Distribute computing
The distributed model provides an open and flexible environment
in which a wide variety of client applications can
be distributed and used by large numbers of computing devices,
including mobile phones. Client/server computing
has already reshaped the way computers are used and is affecting
nearly every facet of our lives. Some predict that all
computer applications in the future will be in the cloud on
a system of distributed computers. An example is Google’s
GDocs, a series of online applications for the creation and
distribution of word processing, spreadsheet, and presentation
documents. Cloud-based environments such as Amazon
Web Services are another example of distributed computing.
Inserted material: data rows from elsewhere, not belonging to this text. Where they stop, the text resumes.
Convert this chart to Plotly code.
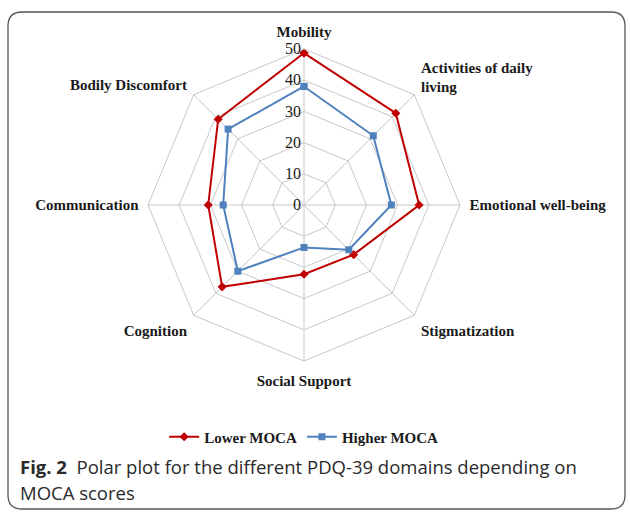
import plotly.graph_objects as go

categories = ["Mobility", "Activities of daily<br>living", "Emotional well-being",
              "Stigmatization", "Social Support", "Cognition", "Communication",
              "Bodily Discomfort"]
lower_moca = [48.7, 41.6, 36.9, 22.5, 22.2, 37.1, 30.7, 38.9]
higher_moca = [38.0, 31.4, 28.0, 20.3, 13.6, 30.0, 25.9, 34.4]
radial_ticks = [0, 10, 20, 30, 40, 50]

W, H = 630, 513
serif = "Liberation Serif"

fig = go.Figure()
fig.add_trace(go.Scatterpolar(
    r=lower_moca + lower_moca[:1], theta=categories + categories[:1],
    mode="lines+markers", name="<b>Lower MOCA</b>",
    line=dict(color="#C00000", width=2),
    marker=dict(symbol="diamond", size=7, color="#C00000")))
fig.add_trace(go.Scatterpolar(
    r=higher_moca + higher_moca[:1], theta=categories + categories[:1],
    mode="lines+markers", name="<b>Higher MOCA</b>",
    line=dict(color="#4F81BD", width=2),
    marker=dict(symbol="square", size=7, color="#4F81BD")))

cx, cy, R = 304, 205, 156
fig.update_layout(
    width=W, height=H, margin=dict(l=0, r=0, t=0, b=0),
    paper_bgcolor="white", plot_bgcolor="white",
    font=dict(family=serif, size=15, color="#1a1a1a"),
    polar=dict(
        domain=dict(x=[(cx - R) / W, (cx + R) / W],
                    y=[(H - cy - R) / H, (H - cy + R) / H]),
        bgcolor="white",
        gridshape="linear",
        radialaxis=dict(range=[0, 50], tickvals=radial_ticks, angle=90,
                        side="counterclockwise", tickangle=90,
                        showline=False, gridcolor="#c8c8c8", gridwidth=1,
                        ticks="", tickfont=dict(family=serif, size=16, color="#1a1a1a"),
                        tickprefix="<b>", ticksuffix="</b>"),
        angularaxis=dict(rotation=90, direction="clockwise",
                         categoryorder="array", categoryarray=categories,
                         tickmode="array", tickvals=categories,
                         ticktext=["<b>" + c.replace("<br>", "</b><br><b>") + "</b>" for c in categories],
                         gridcolor="#c8c8c8", linecolor="#c8c8c8", linewidth=1,
                         ticks="outside", ticklen=6, tickcolor="rgba(0,0,0,0)",
                         tickfont=dict(family=serif, size=15, color="#1a1a1a")),
    ),
    legend=dict(orientation="h", x=0.482, xanchor="center", y=(H - 437) / H,
                yanchor="middle", font=dict(family=serif, size=15, color="#1a1a1a"),
                bgcolor="rgba(0,0,0,0)", itemwidth=30),
)

# caption
fig.add_annotation(xref="paper", yref="paper", x=18 / W, y=1 - 466 / H,
                   xanchor="left", yanchor="middle", showarrow=False, align="left",
                   text="<b>Fig. 2</b>  Polar plot for the different PDQ-39 domains depending on",
                   font=dict(family="Open Sans", size=18.5, color="#2a2a2a"))
fig.add_annotation(xref="paper", yref="paper", x=18 / W, y=1 - 492 / H,
                   xanchor="left", yanchor="middle", showarrow=False, align="left",
                   text="MOCA scores",
                   font=dict(family="Open Sans", size=18.5, color="#2a2a2a"))

# rounded border
x0, x1, y0, y1, rr = 8, 625, 12, 509, 14
def px(x): return x / W
def py(y): return 1 - y / H
path = (f"M {px(x0+rr)},{py(y0)} L {px(x1-rr)},{py(y0)} Q {px(x1)},{py(y0)} {px(x1)},{py(y0+rr)} "
        f"L {px(x1)},{py(y1-rr)} Q {px(x1)},{py(y1)} {px(x1-rr)},{py(y1)} "
        f"L {px(x0+rr)},{py(y1)} Q {px(x0)},{py(y1)} {px(x0)},{py(y1-rr)} "
        f"L {px(x0)},{py(y0+rr)} Q {px(x0)},{py(y0)} {px(x0+rr)},{py(y0)} Z")
fig.add_shape(type="path", xref="paper", yref="paper", path=path,
              line=dict(color="#555555", width=1.3))

fig.write_html("out.html", config={"displayModeBar": False},
               post_script="document.body.style.margin='0';")
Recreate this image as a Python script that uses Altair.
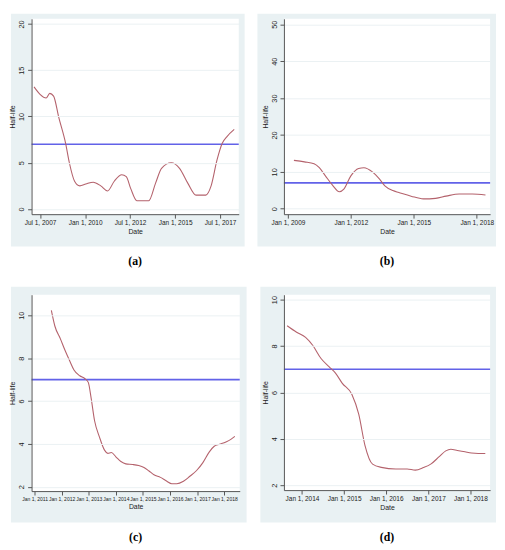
import altair as alt
import pandas as pd

BG = "#E9F1F3"
MAROON = "#B4626C"
BLUE = "#6262E8"
GRID = "#EBF1F3"
AXC = "#555555"

# ---------------- data ----------------
a_dates = ["2007-03-01", "2007-07-01", "2007-11-01", "2008-01-15", "2008-04-01", "2008-07-15",
           "2008-12-01", "2009-02-15", "2009-06-01", "2009-09-15", "2010-01-15", "2010-06-15",
           "2010-11-15", "2011-04-01", "2011-08-15", "2012-01-15", "2012-04-15", "2012-07-15",
           "2012-11-15", "2013-07-15", "2013-12-01", "2014-04-01", "2014-10-15", "2015-04-01",
           "2015-09-15", "2016-03-01", "2016-09-15", "2017-01-01", "2017-05-01", "2017-08-15",
           "2017-11-15", "2018-04-15"]
a_vals = [13.2, 12.4, 12.0, 12.5, 12.2, 9.9,
          7.1, 5.0, 3.0, 2.5, 2.7, 2.9,
          2.5, 1.95, 3.0, 3.7, 3.5, 2.2,
          0.9, 0.9, 2.8, 4.4, 5.0, 4.4,
          2.8, 1.5, 1.5, 2.5, 5.3, 7.1,
          7.8, 8.6]
a_xticks = ["2007-07-01", "2010-01-01", "2012-07-01", "2015-01-01", "2017-07-01"]
a_yticks = [0, 5, 10, 15, 20]

b_dates = ["2009-04-15", "2009-10-15", "2010-04-01", "2010-07-01", "2010-10-15", "2011-02-15",
           "2011-06-15", "2011-09-01", "2012-01-01", "2012-05-15", "2012-08-15", "2013-01-15",
           "2013-05-15", "2013-08-15", "2014-01-01", "2014-04-15", "2014-11-15", "2015-06-15",
           "2016-01-15", "2016-07-15", "2017-03-01", "2017-10-15", "2018-06-01"]
b_vals = [13.1, 12.7, 12.2, 11.1, 8.9, 6.4,
          4.6, 5.3, 8.9, 10.9, 11.1, 9.9,
          8.0, 6.2, 4.9, 4.4, 3.4, 2.65,
          2.8, 3.4, 4.0, 4.0, 3.7]
b_xticks = ["2009-01-01", "2012-01-01", "2015-01-01", "2018-01-01"]
b_yticks = [0, 10, 20, 30, 40, 50]

c_dates = ["2011-08-15", "2011-10-01", "2011-12-15", "2012-02-15", "2012-04-15", "2012-06-15",
           "2012-09-01", "2012-11-10", "2012-12-25", "2013-02-01", "2013-03-20", "2013-05-25",
           "2013-08-01", "2013-09-15", "2013-11-01", "2014-01-01", "2014-03-10", "2014-05-15",
           "2014-08-15", "2014-11-05", "2015-01-15", "2015-03-20", "2015-05-30", "2015-08-25",
           "2015-11-20", "2016-01-25", "2016-04-01", "2016-07-01", "2016-09-25", "2016-12-25",
           "2017-03-20", "2017-06-15", "2017-08-20", "2017-10-30", "2018-01-25", "2018-04-01",
           "2018-05-25"]
c_vals = [10.23, 9.5, 8.9, 8.37, 7.9, 7.45,
          7.18, 7.04, 6.87, 6.15, 5.08, 4.32,
          3.71, 3.56, 3.6, 3.4, 3.18, 3.07,
          3.04, 2.99, 2.9, 2.75, 2.56, 2.44,
          2.26, 2.14, 2.14, 2.26, 2.49, 2.76,
          3.13, 3.63, 3.89, 3.98, 4.09, 4.21,
          4.35]
c_xticks = ["2011-01-01", "2012-01-01", "2013-01-01", "2014-01-01", "2015-01-01",
            "2016-01-01", "2017-01-01", "2018-01-01"]
c_yticks = [2, 4, 6, 8, 10]

d_dates = ["2013-08-25", "2013-11-15", "2014-02-01", "2014-04-05", "2014-06-15", "2014-08-25",
           "2014-10-20", "2014-12-15", "2015-03-10", "2015-05-08", "2015-07-01", "2015-09-05",
           "2015-11-20", "2016-03-25", "2016-07-01", "2016-09-10", "2016-11-20", "2017-01-25",
           "2017-04-05", "2017-06-01", "2017-07-15", "2017-09-10", "2017-11-15", "2018-01-10",
           "2018-03-10", "2018-05-10"]
d_vals = [8.87, 8.59, 8.37, 8.02, 7.46, 7.1,
          6.82, 6.4, 5.91, 5.06, 3.72, 2.91,
          2.77, 2.7, 2.7, 2.65, 2.76, 2.92,
          3.23, 3.48, 3.55, 3.5, 3.44, 3.39,
          3.37, 3.37]
d_xticks = ["2014-01-01", "2015-01-01", "2016-01-01", "2017-01-01", "2018-01-01"]
d_yticks = [2, 4, 6, 8, 10]

FONT = "Liberation Sans"


def ms(s):
    return int(pd.Timestamp(s).value // 10**6)


def panel(dates, vals, xticks, yticks, xdom, ydom, W, H, pad, caption, xlab_size):
    l, r, t, b = pad
    df = pd.DataFrame({"date": dates, "v": vals})
    one = pd.DataFrame({"k": [0]})
    bg = alt.Chart(one).mark_rect(color=BG).encode(
        x=alt.value(-l), x2=alt.value(W + r), y=alt.value(-t), y2=alt.value(H + b))
    white = alt.Chart(one).mark_rect(color="white").encode(
        x=alt.value(0), x2=alt.value(W), y=alt.value(0), y2=alt.value(H))
    xs = alt.Scale(type="utc", domain=[ms(d) for d in xdom], nice=False)
    ys = alt.Scale(domain=ydom, nice=False, zero=False)
    xax = alt.Axis(values=[ms(d) for d in xticks],
                   labelExpr="utcFormat(datum.value, '%b %-d, %Y')",
                   title="Date", labelFont=FONT,
                   labelFontSize=xlab_size, labelColor="#222222", labelAngle=0,
                   labelPadding=2, labelOverlap=False, labelFlush=False,
                   titleFont=FONT, titleFontSize=7,
                   titleFontWeight="normal", titleColor="#222222", titlePadding=1,
                   domainColor=AXC, tickColor=AXC, tickSize=4, grid=False, zindex=1)
    yax = alt.Axis(values=yticks, title="Half-life", labelFont=FONT,
                   labelFontSize=7.5, labelColor="#222222", labelAngle=270,
                   labelAlign="center", labelBaseline="bottom", labelPadding=2,
                   labelOverlap=False, labelFlush=False,
                   titleFont=FONT, titleFontSize=7, titleFontWeight="normal",
                   titleColor="#222222", titlePadding=2,
                   domainColor=AXC, tickColor=AXC, tickSize=4,
                   grid=True, gridColor=GRID, gridWidth=1, zindex=1)
    rule = alt.Chart(pd.DataFrame({"v": [7.0]})).mark_rule(color=BLUE, strokeWidth=1.6).encode(
        y=alt.Y("v:Q", scale=ys, axis=yax))
    line = alt.Chart(df).mark_line(color=MAROON, strokeWidth=1.1, interpolate="monotone").encode(
        x=alt.X("date:T", scale=xs, axis=xax),
        y=alt.Y("v:Q", scale=ys, axis=yax))
    return alt.layer(bg, white, rule, line).properties(
        width=W, height=H,
        title=alt.TitleParams(caption, orient="bottom", anchor="middle",
                              font="Liberation Serif", fontSize=12, fontWeight="bold",
                              color="#000000", offset=10))


pa = panel(a_dates, a_vals, a_xticks, a_yticks, ["2007-01-10", "2018-07-16"], [-0.56, 20.56],
           211, 199, (21, 6, 5, 33), "(a)", 6.6)
pb = panel(b_dates, b_vals, b_xticks, b_yticks, ["2008-10-23", "2018-08-21"], [-1.49, 51.49],
           210, 199, (27, 6, 5, 33), "(b)", 6.6)
pc = panel(c_dates, c_vals, c_xticks, c_yticks, ["2010-11-21", "2018-07-30"], [1.80, 10.96],
           212, 200, (21, 7, 8, 32), "(c)", 5.1)
pd_ = panel(d_dates, d_vals, d_xticks, d_yticks, ["2013-07-28", "2018-06-21"], [1.79, 10.21],
            210, 199, (24, 6, 8, 33), "(d)", 6.6)

row1 = alt.hconcat(pa, pb, spacing=11)
row2 = alt.hconcat(pc, pd_, spacing=12)
chart = alt.vconcat(row1, row2, spacing=18).properties(
    padding=0, background="white").configure_view(stroke="transparent")

chart.save("out.html", embed_options={"renderer": "svg", "actions": False})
Servers reside in data centres that are housed in specialised
buildings, usually without windows, that contain a large
number of computers. They require uninterrupted power
and diesel generators provide emergency backup in case of
a power failure. A lead-acid battery backup system is also
in place to power the computers until the generators are up
and running. It has been reported that, in the case of a natural
disaster such as an earthquake, Google data centres in
California have contingencies to acquire diesel fuel by helicopter
to continue operations. It would be difficult for any
individual to implement these types of backup contingencies
to maintain the operation of a server.

On-demand, Web maps began appearing soon after the
introduction of the Mosaic browser in 1993. Commissions of
the International Cartographic Association, including but not
limited to the Commission on Maps and the Internet, have
been furthering this new method of map distribution through
research, education and practical workshops. This work has
culminated in several books, including the most recently
published Mapping in the Cloud by Guilford Press.